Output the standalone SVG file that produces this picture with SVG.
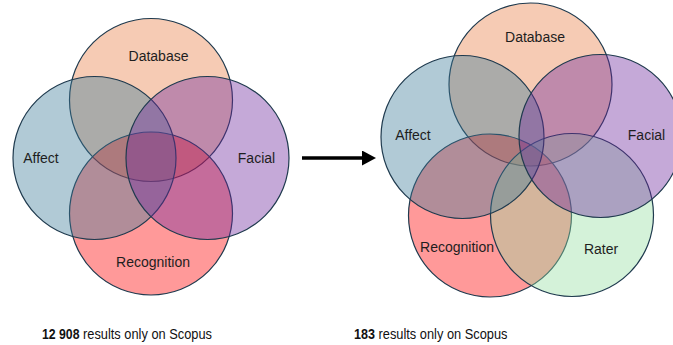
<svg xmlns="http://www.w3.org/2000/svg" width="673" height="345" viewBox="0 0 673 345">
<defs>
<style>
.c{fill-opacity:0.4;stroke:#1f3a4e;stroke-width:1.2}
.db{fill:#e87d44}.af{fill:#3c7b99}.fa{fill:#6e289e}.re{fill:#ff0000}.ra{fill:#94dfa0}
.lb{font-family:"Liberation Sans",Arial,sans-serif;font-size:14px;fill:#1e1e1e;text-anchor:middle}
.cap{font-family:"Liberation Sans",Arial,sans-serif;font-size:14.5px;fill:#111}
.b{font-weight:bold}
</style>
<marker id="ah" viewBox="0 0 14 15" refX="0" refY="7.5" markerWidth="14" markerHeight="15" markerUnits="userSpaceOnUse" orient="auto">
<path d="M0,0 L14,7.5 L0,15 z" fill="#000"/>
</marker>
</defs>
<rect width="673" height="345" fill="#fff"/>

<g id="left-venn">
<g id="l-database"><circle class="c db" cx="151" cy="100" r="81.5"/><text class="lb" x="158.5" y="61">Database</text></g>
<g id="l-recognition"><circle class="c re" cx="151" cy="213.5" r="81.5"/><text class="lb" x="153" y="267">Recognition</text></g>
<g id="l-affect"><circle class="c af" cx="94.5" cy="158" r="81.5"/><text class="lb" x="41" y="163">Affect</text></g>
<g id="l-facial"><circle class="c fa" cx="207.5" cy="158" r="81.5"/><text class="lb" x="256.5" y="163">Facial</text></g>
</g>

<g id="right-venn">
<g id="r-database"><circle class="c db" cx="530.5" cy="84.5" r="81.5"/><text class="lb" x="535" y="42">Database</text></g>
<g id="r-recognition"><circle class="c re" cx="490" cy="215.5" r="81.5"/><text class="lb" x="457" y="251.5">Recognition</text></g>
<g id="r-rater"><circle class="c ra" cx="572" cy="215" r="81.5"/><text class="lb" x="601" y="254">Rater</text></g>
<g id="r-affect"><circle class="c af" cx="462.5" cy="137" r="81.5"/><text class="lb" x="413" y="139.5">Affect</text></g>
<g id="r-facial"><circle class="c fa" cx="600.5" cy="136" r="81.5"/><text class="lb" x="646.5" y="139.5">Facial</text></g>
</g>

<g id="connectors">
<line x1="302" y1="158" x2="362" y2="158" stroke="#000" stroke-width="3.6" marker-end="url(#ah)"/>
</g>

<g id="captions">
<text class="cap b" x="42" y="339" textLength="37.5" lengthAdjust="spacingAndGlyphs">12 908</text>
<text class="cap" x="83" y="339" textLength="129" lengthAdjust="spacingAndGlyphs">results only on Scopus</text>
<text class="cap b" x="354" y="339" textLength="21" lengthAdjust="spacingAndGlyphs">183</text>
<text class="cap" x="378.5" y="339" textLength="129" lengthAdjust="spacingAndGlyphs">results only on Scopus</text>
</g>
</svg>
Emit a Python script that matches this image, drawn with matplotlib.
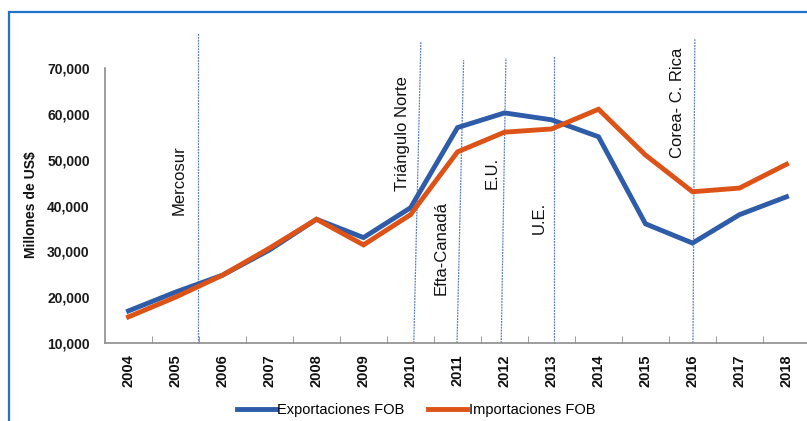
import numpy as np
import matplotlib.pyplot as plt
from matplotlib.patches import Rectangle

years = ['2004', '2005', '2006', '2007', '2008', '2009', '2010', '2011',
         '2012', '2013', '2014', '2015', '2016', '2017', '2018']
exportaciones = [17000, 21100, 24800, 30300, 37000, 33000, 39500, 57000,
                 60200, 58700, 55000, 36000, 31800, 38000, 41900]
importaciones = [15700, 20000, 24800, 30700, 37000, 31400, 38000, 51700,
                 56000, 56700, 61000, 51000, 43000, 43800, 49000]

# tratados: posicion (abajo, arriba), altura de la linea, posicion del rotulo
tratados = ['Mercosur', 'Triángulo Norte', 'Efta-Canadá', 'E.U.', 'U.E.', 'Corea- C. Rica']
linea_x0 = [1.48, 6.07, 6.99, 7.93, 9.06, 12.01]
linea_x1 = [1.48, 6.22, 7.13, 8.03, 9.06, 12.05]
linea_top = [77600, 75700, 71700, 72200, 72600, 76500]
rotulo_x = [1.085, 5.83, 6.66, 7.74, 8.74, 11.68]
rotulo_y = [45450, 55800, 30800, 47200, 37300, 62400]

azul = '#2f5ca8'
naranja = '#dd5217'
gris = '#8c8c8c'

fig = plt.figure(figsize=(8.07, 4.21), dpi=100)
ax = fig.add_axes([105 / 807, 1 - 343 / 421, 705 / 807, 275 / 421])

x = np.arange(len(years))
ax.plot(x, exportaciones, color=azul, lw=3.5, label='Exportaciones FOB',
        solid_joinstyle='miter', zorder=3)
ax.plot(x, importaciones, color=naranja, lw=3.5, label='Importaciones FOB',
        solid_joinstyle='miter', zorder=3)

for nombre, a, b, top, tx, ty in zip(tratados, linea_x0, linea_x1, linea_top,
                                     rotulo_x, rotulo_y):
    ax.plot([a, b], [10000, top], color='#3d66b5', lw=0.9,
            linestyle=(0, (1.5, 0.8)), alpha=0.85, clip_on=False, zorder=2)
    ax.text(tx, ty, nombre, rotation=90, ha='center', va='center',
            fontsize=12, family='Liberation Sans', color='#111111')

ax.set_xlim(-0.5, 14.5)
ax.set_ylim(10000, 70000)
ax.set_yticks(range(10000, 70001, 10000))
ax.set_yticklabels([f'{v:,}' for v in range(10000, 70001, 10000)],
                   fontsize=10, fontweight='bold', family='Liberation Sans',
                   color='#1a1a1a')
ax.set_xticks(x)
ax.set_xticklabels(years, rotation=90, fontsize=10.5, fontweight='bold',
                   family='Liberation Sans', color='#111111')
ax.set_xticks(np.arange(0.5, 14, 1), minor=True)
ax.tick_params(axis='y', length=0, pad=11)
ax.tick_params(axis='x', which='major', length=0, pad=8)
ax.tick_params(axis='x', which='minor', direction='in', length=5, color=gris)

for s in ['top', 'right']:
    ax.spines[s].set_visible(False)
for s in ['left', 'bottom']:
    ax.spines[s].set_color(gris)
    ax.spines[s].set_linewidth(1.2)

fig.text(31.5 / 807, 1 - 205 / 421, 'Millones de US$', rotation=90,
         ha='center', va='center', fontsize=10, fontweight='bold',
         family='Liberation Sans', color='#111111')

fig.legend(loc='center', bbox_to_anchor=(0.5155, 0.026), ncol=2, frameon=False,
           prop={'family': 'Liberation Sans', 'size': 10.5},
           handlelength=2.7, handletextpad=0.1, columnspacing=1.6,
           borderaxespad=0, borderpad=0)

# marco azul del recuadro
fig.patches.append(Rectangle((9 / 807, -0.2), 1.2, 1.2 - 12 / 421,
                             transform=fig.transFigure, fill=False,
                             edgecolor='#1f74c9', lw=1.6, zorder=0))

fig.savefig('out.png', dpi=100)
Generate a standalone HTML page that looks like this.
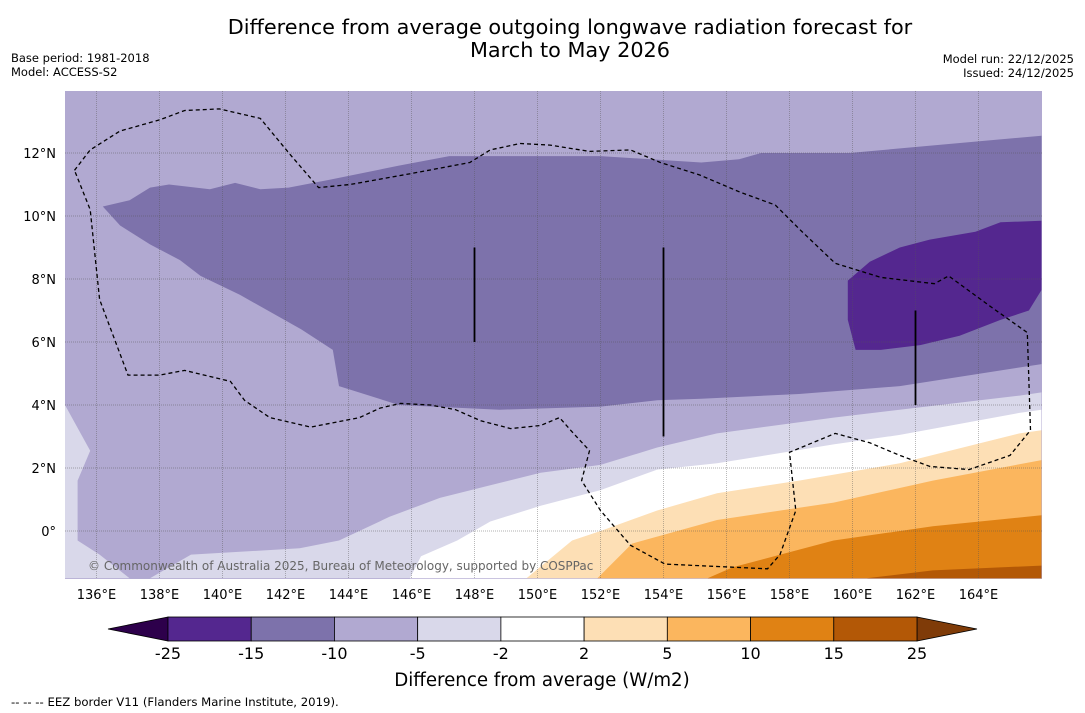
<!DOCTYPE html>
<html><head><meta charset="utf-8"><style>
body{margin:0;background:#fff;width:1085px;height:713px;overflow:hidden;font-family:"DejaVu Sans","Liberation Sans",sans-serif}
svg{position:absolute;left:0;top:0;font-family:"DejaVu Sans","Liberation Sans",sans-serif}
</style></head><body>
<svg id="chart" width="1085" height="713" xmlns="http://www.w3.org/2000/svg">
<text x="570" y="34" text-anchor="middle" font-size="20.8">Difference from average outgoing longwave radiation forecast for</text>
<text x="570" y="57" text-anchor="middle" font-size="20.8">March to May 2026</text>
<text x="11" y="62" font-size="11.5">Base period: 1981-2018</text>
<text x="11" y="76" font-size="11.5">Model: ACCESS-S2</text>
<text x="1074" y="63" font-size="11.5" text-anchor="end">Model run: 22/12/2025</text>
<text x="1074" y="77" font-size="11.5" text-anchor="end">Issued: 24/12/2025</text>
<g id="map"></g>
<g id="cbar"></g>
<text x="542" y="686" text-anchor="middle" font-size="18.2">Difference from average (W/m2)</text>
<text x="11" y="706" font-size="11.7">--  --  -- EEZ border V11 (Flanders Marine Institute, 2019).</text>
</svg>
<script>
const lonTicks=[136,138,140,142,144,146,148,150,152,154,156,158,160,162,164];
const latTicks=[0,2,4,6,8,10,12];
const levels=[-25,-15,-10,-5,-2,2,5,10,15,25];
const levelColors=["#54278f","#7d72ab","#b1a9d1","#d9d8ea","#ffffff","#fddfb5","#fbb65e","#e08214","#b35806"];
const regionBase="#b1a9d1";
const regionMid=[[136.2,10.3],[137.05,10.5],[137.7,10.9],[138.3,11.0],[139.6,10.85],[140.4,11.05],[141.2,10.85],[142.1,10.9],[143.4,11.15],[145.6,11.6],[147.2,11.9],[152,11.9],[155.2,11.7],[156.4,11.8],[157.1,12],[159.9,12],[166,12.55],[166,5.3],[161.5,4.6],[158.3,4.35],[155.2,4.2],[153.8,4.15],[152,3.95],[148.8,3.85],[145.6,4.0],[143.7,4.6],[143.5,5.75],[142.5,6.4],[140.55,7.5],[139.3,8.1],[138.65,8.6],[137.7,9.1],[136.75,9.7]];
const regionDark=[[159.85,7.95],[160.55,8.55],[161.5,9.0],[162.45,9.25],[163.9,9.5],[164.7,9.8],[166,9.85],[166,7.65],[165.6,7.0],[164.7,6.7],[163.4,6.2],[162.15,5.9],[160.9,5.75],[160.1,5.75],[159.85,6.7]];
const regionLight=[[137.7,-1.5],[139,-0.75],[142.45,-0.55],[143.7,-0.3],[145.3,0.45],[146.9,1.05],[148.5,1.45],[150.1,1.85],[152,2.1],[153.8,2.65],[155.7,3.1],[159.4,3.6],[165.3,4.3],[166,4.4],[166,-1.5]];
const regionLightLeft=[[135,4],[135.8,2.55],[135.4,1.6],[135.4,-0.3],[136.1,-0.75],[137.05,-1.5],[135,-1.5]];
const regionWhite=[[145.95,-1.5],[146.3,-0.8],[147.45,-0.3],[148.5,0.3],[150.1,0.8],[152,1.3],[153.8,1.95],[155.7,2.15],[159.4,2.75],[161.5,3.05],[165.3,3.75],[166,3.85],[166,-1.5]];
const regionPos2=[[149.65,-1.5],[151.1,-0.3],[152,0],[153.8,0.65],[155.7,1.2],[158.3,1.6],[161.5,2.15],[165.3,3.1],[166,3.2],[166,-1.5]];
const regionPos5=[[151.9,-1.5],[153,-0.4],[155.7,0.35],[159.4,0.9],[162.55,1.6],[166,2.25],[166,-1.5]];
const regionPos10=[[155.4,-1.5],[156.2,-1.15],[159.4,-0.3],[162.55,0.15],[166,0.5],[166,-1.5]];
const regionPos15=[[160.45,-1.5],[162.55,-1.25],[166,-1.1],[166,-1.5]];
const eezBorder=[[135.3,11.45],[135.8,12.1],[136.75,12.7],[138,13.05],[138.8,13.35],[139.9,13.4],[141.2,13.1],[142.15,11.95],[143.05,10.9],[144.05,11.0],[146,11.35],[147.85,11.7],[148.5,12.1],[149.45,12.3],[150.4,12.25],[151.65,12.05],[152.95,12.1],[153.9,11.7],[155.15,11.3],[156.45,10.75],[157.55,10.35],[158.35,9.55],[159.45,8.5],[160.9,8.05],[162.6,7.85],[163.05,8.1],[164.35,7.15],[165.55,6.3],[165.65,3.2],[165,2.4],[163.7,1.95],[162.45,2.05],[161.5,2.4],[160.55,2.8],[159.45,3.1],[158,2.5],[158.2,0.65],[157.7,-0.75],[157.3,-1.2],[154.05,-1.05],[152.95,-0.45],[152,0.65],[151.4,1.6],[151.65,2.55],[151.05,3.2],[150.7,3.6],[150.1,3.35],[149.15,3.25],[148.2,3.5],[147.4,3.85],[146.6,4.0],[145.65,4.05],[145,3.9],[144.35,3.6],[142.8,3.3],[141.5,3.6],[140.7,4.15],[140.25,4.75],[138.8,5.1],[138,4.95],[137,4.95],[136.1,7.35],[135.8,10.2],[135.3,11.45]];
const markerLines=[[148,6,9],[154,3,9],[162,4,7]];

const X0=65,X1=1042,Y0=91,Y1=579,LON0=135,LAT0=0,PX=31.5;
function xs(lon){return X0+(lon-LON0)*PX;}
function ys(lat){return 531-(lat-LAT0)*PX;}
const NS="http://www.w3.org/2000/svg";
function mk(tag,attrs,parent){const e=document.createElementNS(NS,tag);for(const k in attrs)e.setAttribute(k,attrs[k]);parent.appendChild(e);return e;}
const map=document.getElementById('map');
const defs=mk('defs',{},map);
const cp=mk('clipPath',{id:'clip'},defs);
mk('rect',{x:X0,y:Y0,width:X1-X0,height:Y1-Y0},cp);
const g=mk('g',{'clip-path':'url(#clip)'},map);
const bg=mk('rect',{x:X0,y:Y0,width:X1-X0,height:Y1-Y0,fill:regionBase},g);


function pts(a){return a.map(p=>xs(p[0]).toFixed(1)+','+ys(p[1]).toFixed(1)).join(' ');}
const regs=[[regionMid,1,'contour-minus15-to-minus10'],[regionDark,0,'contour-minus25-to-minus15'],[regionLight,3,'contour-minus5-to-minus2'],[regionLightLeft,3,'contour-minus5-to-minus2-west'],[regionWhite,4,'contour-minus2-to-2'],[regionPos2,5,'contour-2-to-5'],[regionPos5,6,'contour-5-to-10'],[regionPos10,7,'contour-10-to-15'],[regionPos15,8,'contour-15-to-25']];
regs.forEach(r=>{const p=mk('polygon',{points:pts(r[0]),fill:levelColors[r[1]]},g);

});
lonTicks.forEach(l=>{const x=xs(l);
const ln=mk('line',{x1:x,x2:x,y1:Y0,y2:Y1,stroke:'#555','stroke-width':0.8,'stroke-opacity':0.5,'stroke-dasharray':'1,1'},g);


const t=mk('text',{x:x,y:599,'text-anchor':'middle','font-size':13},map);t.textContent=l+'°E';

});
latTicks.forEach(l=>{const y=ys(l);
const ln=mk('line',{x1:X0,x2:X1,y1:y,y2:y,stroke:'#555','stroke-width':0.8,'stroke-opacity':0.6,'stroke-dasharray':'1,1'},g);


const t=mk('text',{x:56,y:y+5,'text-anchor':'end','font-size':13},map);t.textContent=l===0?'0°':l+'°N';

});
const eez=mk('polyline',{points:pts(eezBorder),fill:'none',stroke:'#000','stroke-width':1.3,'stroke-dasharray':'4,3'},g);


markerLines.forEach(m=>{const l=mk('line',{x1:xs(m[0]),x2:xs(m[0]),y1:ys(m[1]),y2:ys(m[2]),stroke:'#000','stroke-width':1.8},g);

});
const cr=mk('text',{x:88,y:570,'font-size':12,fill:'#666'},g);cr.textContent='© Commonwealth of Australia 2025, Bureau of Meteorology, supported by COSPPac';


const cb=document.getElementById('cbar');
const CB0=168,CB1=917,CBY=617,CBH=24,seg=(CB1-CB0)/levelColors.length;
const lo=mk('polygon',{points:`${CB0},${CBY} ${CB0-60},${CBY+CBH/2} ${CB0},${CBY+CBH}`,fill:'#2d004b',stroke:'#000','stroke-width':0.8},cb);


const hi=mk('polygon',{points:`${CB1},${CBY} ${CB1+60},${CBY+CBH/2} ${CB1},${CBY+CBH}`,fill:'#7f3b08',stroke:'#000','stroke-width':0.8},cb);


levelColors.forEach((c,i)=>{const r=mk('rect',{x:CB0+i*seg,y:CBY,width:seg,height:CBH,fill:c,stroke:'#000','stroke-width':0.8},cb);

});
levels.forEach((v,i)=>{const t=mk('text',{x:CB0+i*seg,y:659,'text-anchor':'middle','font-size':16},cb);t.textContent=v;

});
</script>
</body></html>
··········
EXERCISE GOAL: Repeat the lines above exactly, beginning with the one containing "Emit a Python" and finishing with the one containing "56000, 56700, 61000, 51000, 43000, 43800, 49000]". No pictures belong in the copy.

ANSWER TO THIS PROBLEM:
Emit a Python script that matches this image, drawn with matplotlib.
import numpy as np
import matplotlib.pyplot as plt
from matplotlib.patches import Rectangle

years = ['2004', '2005', '2006', '2007', '2008', '2009', '2010', '2011',
         '2012', '2013', '2014', '2015', '2016', '2017', '2018']
exportaciones = [17000, 21100, 24800, 30300, 37000, 33000, 39500, 57000,
                 60200, 58700, 55000, 36000, 31800, 38000, 41900]
importaciones = [15700, 20000, 24800, 30700, 37000, 31400, 38000, 51700,
                 56000, 56700, 61000, 51000, 43000, 43800, 49000]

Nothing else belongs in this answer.